Trading Apple (AAPL) and Google (GOOG): They Should Call it Winning
Tuesday, November 24, 2009 at 07:51AM A basic rule of technical analysis is that as long as a stock trades above its 50-day moving average (DMA), it is in an uptrend. When a stock trades above that level it should be bought, and when it breaks down below the 50-DMA, investors should consider exiting their long positions. Based on this metric, if you are long Apple Computer (AAPL) or Google (GOOG), you haven't even considered selling them in a long time.
In the charts below, we highlight streaks in each stock where they traded without closing below their 50-day moving average. For AAPL, the stock is within five trading days of breaking its July 1986 record for most consecutive days above its 50-day moving average (186 days). GOOG is already trading into record territory for its longest streak above its 50-day moving average at 96 days (and counting), although here we would note that the stock has only been public since 2004.

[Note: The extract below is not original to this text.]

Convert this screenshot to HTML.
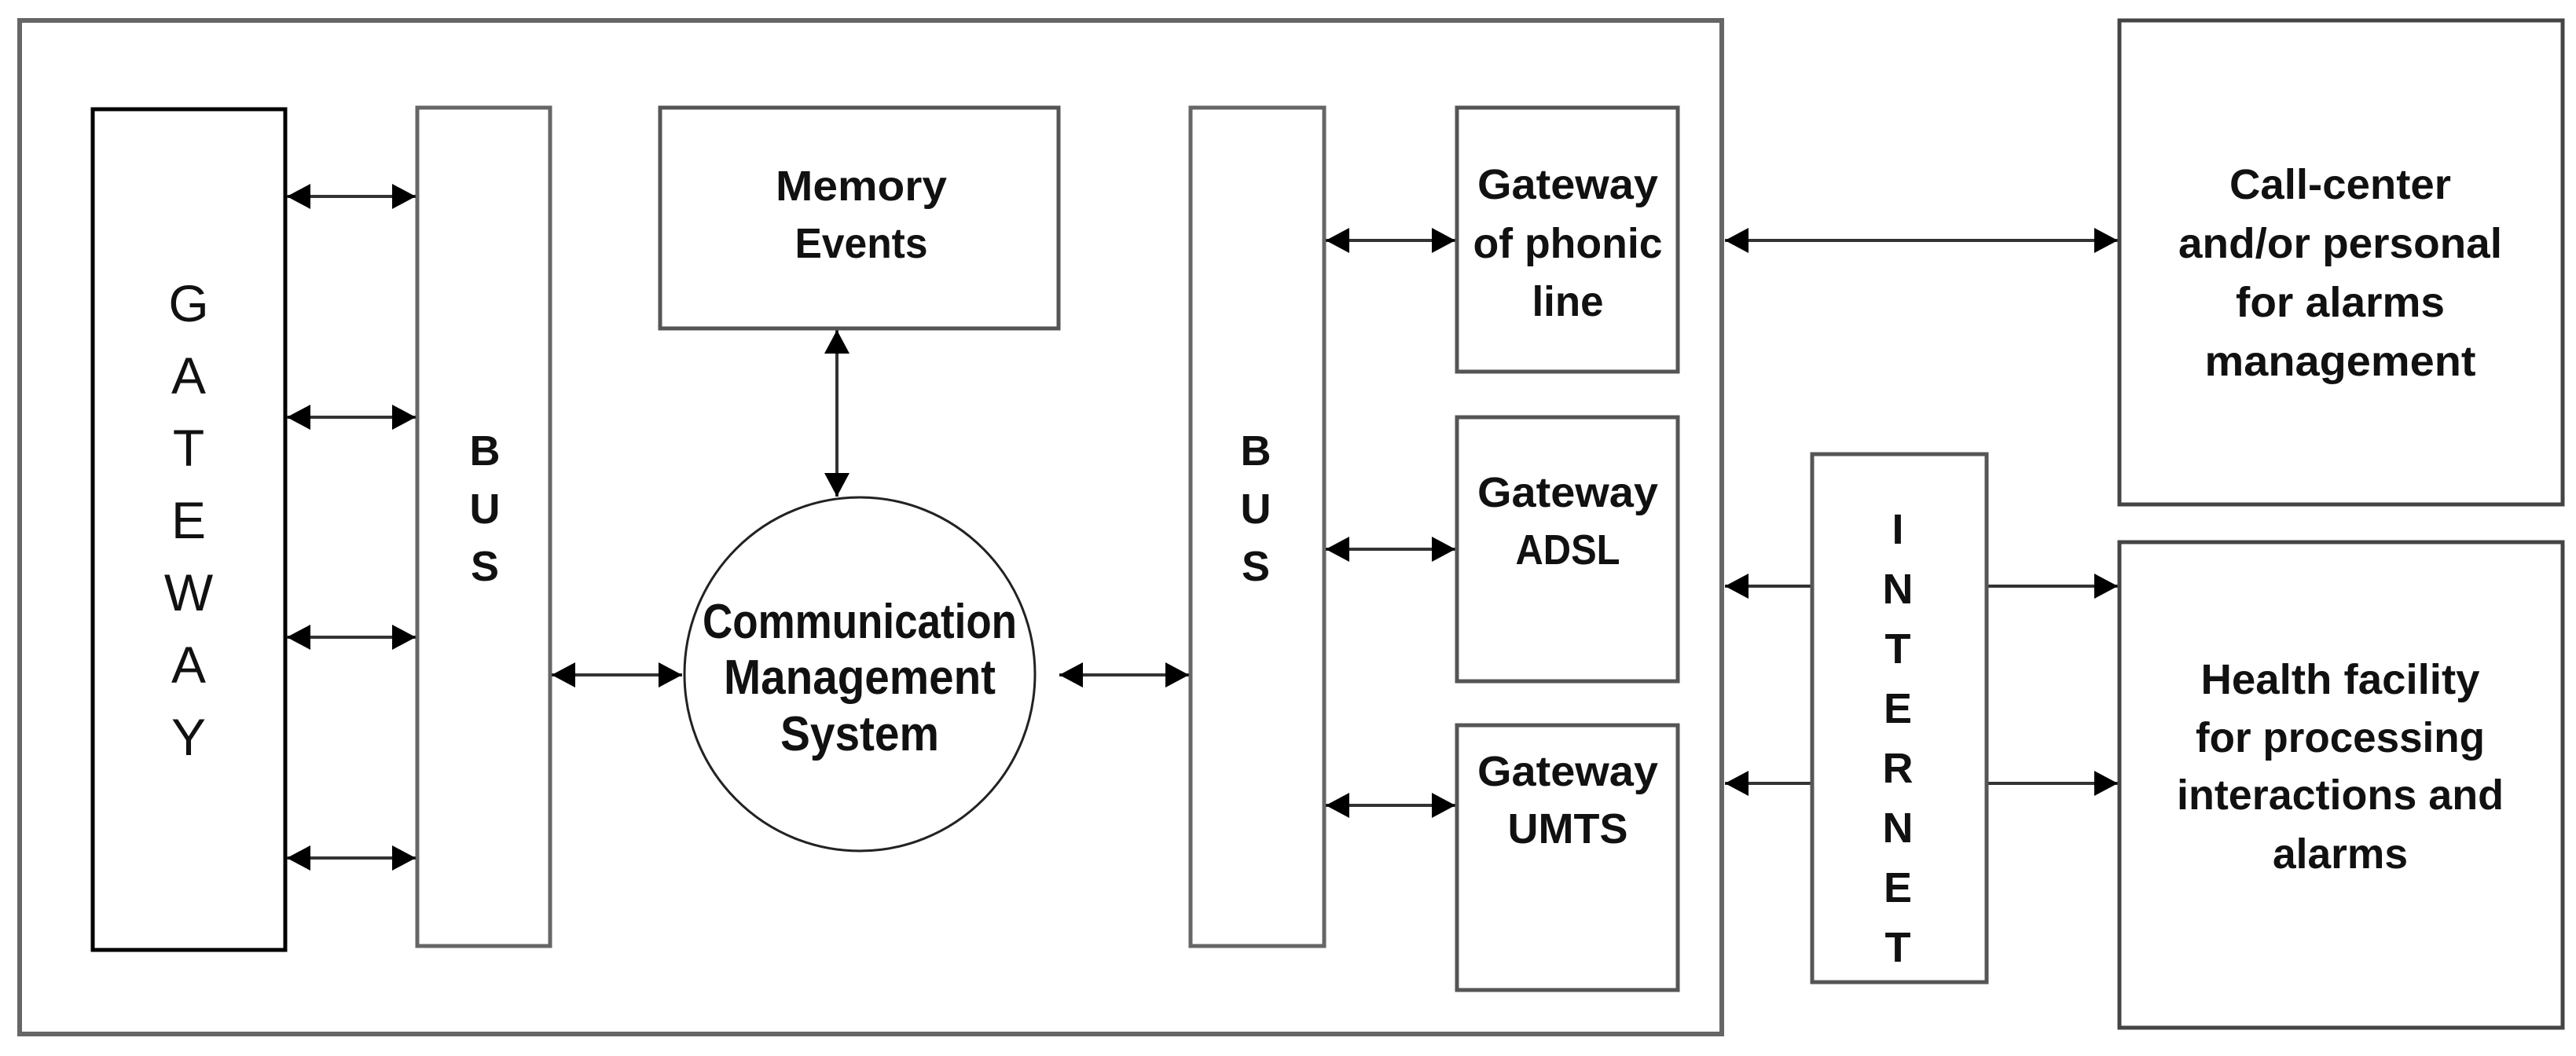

AAPL is currently trading $10 above its 50-DMA (5.2%), so a couple of bad days in a row could put an end to that streak at anytime. For GOOG, however, the stock is trading more than $50 above its 50-DMA (9.5%), so here it's a likely bet that that stock's streak will hit the triple digit mark. While many are still hesitant to call the rally off the March lows a bull market, these two stocks have sure been in bull mode.